Stoic Dev

Civic Republicanism

Classical liberalism gets a lot of talk but I think the more Stoic-aligned political philosophy is civic republicanism. Civic republicanism has a large emphasis on civic duty. The citizenry needs to be informed and educated. They need to see liberty as requiring personal involvement. It's not something you're owed, but something you actively maintain.

Classical liberalism is focused on what our rights are and what the world owes us. But it largely ignores our responsibility to the cosmos. My reading of civic republicanism is that liberty as non-domination depends on us being independent from others in a legal sense. We are, of course, better off with close ties to our fellow cosmopolites, but we should be free from influence that could lead us to make poor decisions because we fear for our lives, property, or other freedoms.

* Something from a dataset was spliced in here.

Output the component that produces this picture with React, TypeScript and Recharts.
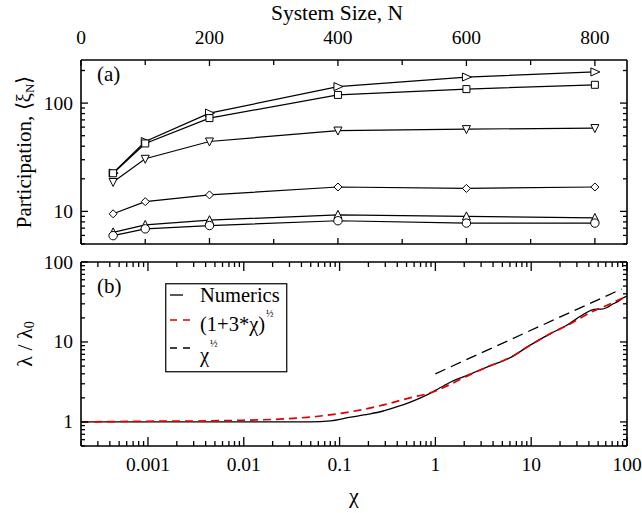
import React from 'react';
import { LineChart, Line, XAxis, YAxis, Legend } from 'recharts';

// ---------- Panel (a) data ----------
const systemSizes = [50, 100, 200, 400, 600, 800];
const seriesRightTri = [22.6, 44.2, 80.8, 142, 174, 194];
const seriesSquare = [22.5, 42.4, 72.7, 119, 134.6, 147.6];
const seriesDownTri = [18.7, 30.6, 44.2, 55.8, 57.5, 58.8];
const seriesDiamond = [9.5, 12.3, 14.2, 16.8, 16.3, 16.8];
const seriesUpTri = [6.4, 7.5, 8.3, 9.3, 9.0, 8.7];
const seriesCircle = [5.97, 6.9, 7.4, 8.2, 7.8, 7.8];

const topXMajor = [0, 200, 400, 600, 800];
const topXMinor = [100, 300, 500, 700];
const topYMajor = [10, 100];
const topYMajorLabels = ['10', '100'];

// ---------- Panel (b) data ----------
const numericsChi = [0.0002, 0.001, 0.01, 0.03, 0.05, 0.08, 0.126, 0.2, 0.28, 0.4, 0.54, 0.7, 0.87, 1.0, 1.38, 2.24, 3.6, 6.2, 9.3, 16.2, 24, 33.5, 42.7, 48, 54.3, 62, 69, 80, 91, 100];
const numericsVal = [1.0, 1.0, 1.0, 1.0, 1.0, 1.03, 1.14, 1.25, 1.36, 1.55, 1.76, 2.0, 2.26, 2.48, 3.07, 3.9, 4.95, 6.46, 8.81, 12.9, 16.4, 21.4, 25.1, 25.8, 25.7, 27.0, 29.2, 32, 35.5, 37.5];
const fitChi = [0.0002, 0.001, 0.004, 0.01, 0.026, 0.057, 0.126, 0.28, 0.54, 0.87, 1.41, 2.24, 3.6, 6.2, 9.3, 16, 24, 34, 43, 54, 69, 100];
const fitVal = [1.0, 1.02, 1.03, 1.05, 1.09, 1.17, 1.33, 1.62, 2.0, 2.3, 2.92, 3.85, 4.95, 6.5, 8.8, 12.8, 16.2, 20.5, 23.9, 26.8, 30.5, 37.5];
const powChi = [1, 88];
const powVal = [4.0, 46];

const botXMajor = [0.001, 0.01, 0.1, 1, 10, 100];
const botXMajorLabels = ['0.001', '0.01', '0.1', '1', '10', '100'];
const botYMajor = [1, 10, 100];
const botYMajorLabels = ['1', '10', '100'];

// ---------- tables ----------
const topData = systemSizes.map((n, i) => ({
  n,
  rt: seriesRightTri[i],
  sq: seriesSquare[i],
  dt: seriesDownTri[i],
  di: seriesDiamond[i],
  ut: seriesUpTri[i],
  ci: seriesCircle[i],
}));
const numericsData = numericsChi.map((x, i) => ({ x, y: numericsVal[i] }));
const fitData = fitChi.map((x, i) => ({ x, y: fitVal[i] }));
const powData = powChi.map((x, i) => ({ x, y: powVal[i] }));

const logMinors = (lo: number, hi: number) => {
  const out: number[] = [];
  for (let e = -5; e <= 3; e++) {
    for (let d = 1; d <= 9; d++) {
      const v = d * Math.pow(10, e);
      if (v >= lo * 0.999 && v <= hi * 1.001) out.push(v);
    }
  }
  return out;
};

const topYTicks = logMinors(5, 250);
const botYTicks = logMinors(0.5, 100);
const botXTicks = logMinors(0.0002, 100);
const isMajor = (v: number, majors: number[]) => majors.some((m) => Math.abs(v - m) / m < 1e-6);

// ---------- geometry ----------
const FONT = 'Liberation Serif';
const TICK_FS = 19.5;
const L = 81;
const R = 627;
const T1 = 60;
const B1 = 244;
const T2 = 262;
const B2 = 446;
const AX = { stroke: '#000', strokeWidth: 1.6 };

// ---------- ticks ----------
const yTick = (x0: number, dir: number, majors: number[], labels: string[] | null, majLen: number, minLen: number) => (props: any) => {
  const { y, payload } = props;
  const v = payload.value;
  const maj = isMajor(v, majors);
  const len = maj ? majLen : minLen;
  const idx = majors.findIndex((m) => Math.abs(v - m) / m < 1e-6);
  return (
    <g>
      <line x1={x0} x2={x0 + dir * len} y1={y} y2={y} stroke="#000" strokeWidth={1.3} />
      {labels && maj && (
        <text x={x0 - 8} y={y} textAnchor="end" dominantBaseline="central" fontFamily={FONT} fontSize={TICK_FS} fill="#000">
          {labels[idx]}
        </text>
      )}
    </g>
  );
};

const xTick = (y0: number, dir: number, majors: number[], labels: string[] | null, labelY: number, majLen: number, minLen: number) => (props: any) => {
  const { x, payload } = props;
  const v = payload.value;
  const maj = isMajor(v, majors) || (v === 0 && majors.includes(0));
  const len = maj ? majLen : minLen;
  const idx = majors.findIndex((m) => (m === 0 ? v === 0 : Math.abs(v - m) / m < 1e-6));
  return (
    <g>
      <line x1={x} x2={x} y1={y0} y2={y0 + dir * len} stroke="#000" strokeWidth={1.3} />
      {labels && maj && (
        <text x={x} y={labelY} textAnchor="middle" dominantBaseline="central" fontFamily={FONT} fontSize={TICK_FS} fill="#000">
          {labels[idx]}
        </text>
      )}
    </g>
  );
};

// ---------- markers ----------
const S = 4;
const markerPath = (shape: string, cx: number, cy: number) => {
  switch (shape) {
    case 'rt':
      return `M${cx - S} ${cy - S} L${cx + S + 1} ${cy} L${cx - S} ${cy + S} Z`;
    case 'dt':
      return `M${cx - S} ${cy - S + 0.5} L${cx + S} ${cy - S + 0.5} L${cx} ${cy + S + 0.5} Z`;
    case 'ut':
      return `M${cx - S} ${cy + S - 0.5} L${cx + S} ${cy + S - 0.5} L${cx} ${cy - S - 0.5} Z`;
    case 'di':
      return `M${cx} ${cy - S} L${cx + S} ${cy} L${cx} ${cy + S} L${cx - S} ${cy} Z`;
    case 'sq':
      return `M${cx - S + 0.5} ${cy - S + 0.5} L${cx + S - 0.5} ${cy - S + 0.5} L${cx + S - 0.5} ${cy + S - 0.5} L${cx - S + 0.5} ${cy + S - 0.5} Z`;
    default:
      return '';
  }
};
const makeDot = (shape: string) => (props: any) => {
  const { cx, cy, index } = props;
  if (cx == null || cy == null) return <g key={`${shape}-${index}`} />;
  if (shape === 'ci') {
    return <circle key={`${shape}-${index}`} cx={cx} cy={cy} r={4.2} fill="#fff" stroke="#000" strokeWidth={1} />;
  }
  return <path key={`${shape}-${index}`} d={markerPath(shape, cx, cy)} fill="#fff" stroke="#000" strokeWidth={1} />;
};

// ---------- legend ----------
const LegendBox = () => (
  <svg width={123} height={90} style={{ display: 'block', overflow: 'visible' }}>
    <rect x={0.75} y={0.75} width={121} height={88} fill="#fff" stroke="#000" strokeWidth={1.2} />
    <line x1={5} x2={18} y1={12} y2={12} stroke="#000" strokeWidth={1.3} />
    <text x={35} y={12} dominantBaseline="central" fontFamily={FONT} fontSize={20.5} fill="#000">Numerics</text>
    <line x1={5} x2={25} y1={37} y2={37} stroke="#e00000" strokeWidth={1.6} strokeDasharray="7 6" />
    <text x={35} y={48} fontFamily={FONT} fontSize={20.5} fill="#000">
      (1+3*χ)
      <tspan dx={1} dy={-14} fontSize={10}>½</tspan>
    </text>
    <line x1={5} x2={25} y1={65} y2={65} stroke="#000" strokeWidth={1.3} strokeDasharray="7 6" />
    <text x={35} y={79} fontFamily={FONT} fontSize={20.5} fill="#000">
      χ
      <tspan dx={1} dy={-15} fontSize={10}>½</tspan>
    </text>
  </svg>
);

export default function App() {
  return (
    <div style={{ position: 'absolute', left: 0, top: 0, width: 642, height: 513, background: '#fff', fontFamily: FONT }}>
      {/* Panel (a) */}
      <div style={{ position: 'absolute', left: 0, top: 0 }}>
        <LineChart width={642} height={513} data={topData} margin={{ top: 59, right: 14, bottom: 268, left: 0 }}>
          <XAxis
            xAxisId="top"
            orientation="top"
            type="number"
            dataKey="n"
            domain={[0, 850]}
            ticks={[...topXMajor, ...topXMinor]}
            height={1}
            axisLine={AX}
            tickLine={false}
            interval={0}
            tick={xTick(T1, 1, topXMajor, topXMajor.map(String), 37, 6, 5)}
            label={{
              content: () => (
                <text x={337} y={13} textAnchor="middle" dominantBaseline="central" fontFamily={FONT} fontSize={21.5} fill="#000">
                  System Size, N
                </text>
              ),
            }}
          />
          <XAxis
            xAxisId="bot"
            orientation="bottom"
            type="number"
            dataKey="n"
            domain={[0, 850]}
            ticks={[...topXMajor, ...topXMinor]}
            height={1}
            axisLine={AX}
            tickLine={false}
            interval={0}
            tick={xTick(B1, -1, topXMajor, null, 0, 6, 5)}
          />
          <YAxis
            yAxisId="l"
            scale="log"
            domain={[5, 250]}
            allowDataOverflow
            ticks={topYTicks}
            interval={0}
            width={81}
            axisLine={AX}
            tickLine={false}
            tick={yTick(L, 1, topYMajor, topYMajorLabels, 7, 4)}
            label={{
              content: () => (
                <text transform="translate(24,152) rotate(-90)" textAnchor="middle" dominantBaseline="central" fontFamily={FONT} fontSize={21} fill="#000">
                  Participation, ⟨ξ<tspan dy={5} fontSize={13}>N</tspan><tspan dy={-5}>⟩</tspan>
                </text>
              ),
            }}
          />
          <YAxis
            yAxisId="r"
            orientation="right"
            scale="log"
            domain={[5, 250]}
            allowDataOverflow
            ticks={topYTicks}
            interval={0}
            width={1}
            axisLine={AX}
            tickLine={false}
            tick={yTick(R, -1, topYMajor, null, 7, 4)}
          />
          {[
            ['rt', 'rt'],
            ['sq', 'sq'],
            ['dt', 'dt'],
            ['di', 'di'],
            ['ut', 'ut'],
            ['ci', 'ci'],
          ].map(([key, shape]) => (
            <Line
              key={key}
              xAxisId="top"
              yAxisId="l"
              dataKey={key}
              stroke="#000"
              strokeWidth={1.2}
              dot={makeDot(shape)}
              activeDot={false}
              isAnimationActive={false}
            />
          ))}
        </LineChart>
        <div style={{ position: 'absolute', left: 97, top: 62, fontFamily: FONT, fontSize: 21, lineHeight: '24px' }}>(a)</div>
      </div>

      {/* Panel (b) */}
      <div style={{ position: 'absolute', left: 0, top: 0 }}>
        <LineChart width={642} height={513} margin={{ top: 261, right: 14, bottom: 0, left: 0 }}>
          <XAxis
            xAxisId="b"
            orientation="bottom"
            type="number"
            dataKey="x"
            scale="log"
            domain={[0.0002, 100]}
            allowDataOverflow
            ticks={botXTicks}
            interval={0}
            height={67}
            axisLine={AX}
            tickLine={false}
            tick={xTick(B2, -1, botXMajor, botXMajorLabels, 464, 9, 5)}
            label={{
              content: () => (
                <text x={354} y={495} textAnchor="middle" dominantBaseline="central" fontFamily={FONT} fontSize={22} fill="#000">
                  χ
                </text>
              ),
            }}
          />
          <XAxis
            xAxisId="t"
            orientation="top"
            type="number"
            dataKey="x"
            scale="log"
            domain={[0.0002, 100]}
            allowDataOverflow
            ticks={botXTicks}
            interval={0}
            height={1}
            axisLine={AX}
            tickLine={false}
            tick={xTick(T2, 1, botXMajor, null, 0, 9, 5)}
          />
          <YAxis
            yAxisId="l"
            scale="log"
            domain={[0.5, 100]}
            allowDataOverflow
            ticks={botYTicks}
            interval={0}
            width={81}
            axisLine={AX}
            tickLine={false}
            tick={yTick(L, 1, botYMajor, botYMajorLabels, 7, 4)}
            label={{
              content: () => (
                <text transform="translate(24,344) rotate(-90)" textAnchor="middle" dominantBaseline="central" fontFamily={FONT} fontSize={22} fill="#000">
                  λ / λ<tspan dy={5} fontSize={14}>0</tspan>
                </text>
              ),
            }}
          />
          <YAxis
            yAxisId="r"
            orientation="right"
            scale="log"
            domain={[0.5, 100]}
            allowDataOverflow
            ticks={botYTicks}
            interval={0}
            width={1}
            axisLine={AX}
            tickLine={false}
            tick={yTick(R, -1, botYMajor, null, 7, 4)}
          />
          <Line data={numericsData} xAxisId="b" yAxisId="l" dataKey="y" stroke="#000" strokeWidth={1.3} dot={false} activeDot={false} isAnimationActive={false} type="monotone" />
          <Line data={fitData} xAxisId="b" yAxisId="l" dataKey="y" stroke="#e00000" strokeWidth={1.7} strokeDasharray="8 5" dot={false} activeDot={false} isAnimationActive={false} type="monotone" />
          <Line data={powData} xAxisId="b" yAxisId="l" dataKey="y" stroke="#000" strokeWidth={1.3} strokeDasharray="11 6" dot={false} activeDot={false} isAnimationActive={false} />
          <Legend
            layout="vertical"
            align="center"
            verticalAlign="middle"
            wrapperStyle={{ position: 'absolute', left: 165, top: 283, width: 123, height: 90 }}
            content={() => <LegendBox />}
          />
        </LineChart>
        <div style={{ position: 'absolute', left: 97, top: 274, fontFamily: FONT, fontSize: 21, lineHeight: '24px' }}>(b)</div>
      </div>
    </div>
  );
}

In a system like a classical republic, we'd all be agarian intellectuals and be free to think for ourselves because no one can compel us to do anything we choose not to do. This system requires us to not live to maximize our comfort. It requires us to give up individual comfort for the success of the whole. It's probably why it hasn't succeeded for long. The United States was the shining light of republicanism, but it too devolved into overly-centralized government with an urban populace dependent on selfish employers for income. It seems to be how all societies trend.

But I still see this model of government as the best fit for Stoics. It aligns with our indepence of thought while requiring our love of civic involvement and desire to make the whole better even if the constituent parts have to suffer. Rebels can always see the benefits the whole will receive even though they know they may not live long enough to see the end. But being a rebel takes courage we often cannot muster. And should our rebellion succeed, we start the trend towards the thing we rebelled against.